Taking into account the high incidence of hepatitis B, as well as the fact that there are many HBV carriers in the world, WHO recommends that hepatitis B vaccinations are mandatory and should be administered in the first year of life. Two types of vaccines are proposed for vaccination. To prepare one of them, the plasma of virus carriers is used as raw material, since it contains the viral antigen in quantities sufficient for preparing the vaccine. The main condition for preparing this type of vaccine is its complete safety, i.e. complete inactivation of the virus, which is provided for by the vaccine preparation technology. To prepare another type of vaccine, genetic engineering methods are used, in particular, a recombinant clone of yeast producing the surface antigen of the hepatitis B virus is used to obtain the antigen material.

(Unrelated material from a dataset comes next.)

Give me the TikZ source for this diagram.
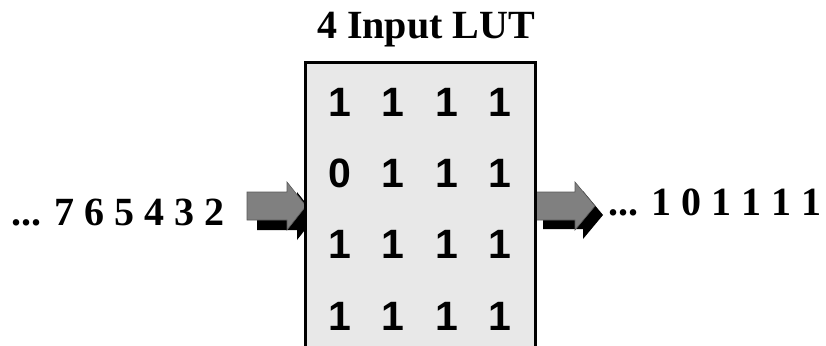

Both vaccines are highly effective (protect 95% of those vaccinated). The duration of post-vaccination immunity is at least 5-6 years. Vaccines have been created for adults, newborns and young children - the most important component of the fight against hepatitis B globally. The full vaccination course consists of three injections:

I dose - immediately after birth; II dose - after 1-2 months; III dose - until the end of the first year of life.

These vaccinations are included in the WHO expanded program of immunization and are combined with its implementation calendar (according to WHO recommendations, vaccinations against tuberculosis, poliomyelitis, hepatitis B, measles, tetanus, diphtheria, and whooping cough are administered in the first year of life).

Gammaglobulin containing antibodies against HBV is used for emergency passive immunoprophylaxis of individuals who have had contact with a patient with hepatitis B.

Interferon and amixin (to induce its endogenous synthesis) are used to treat hepatitis B (acute and chronic forms). The new drug lamivudine (synthetic nucleoside) is effective in treating chronic hepatitis B.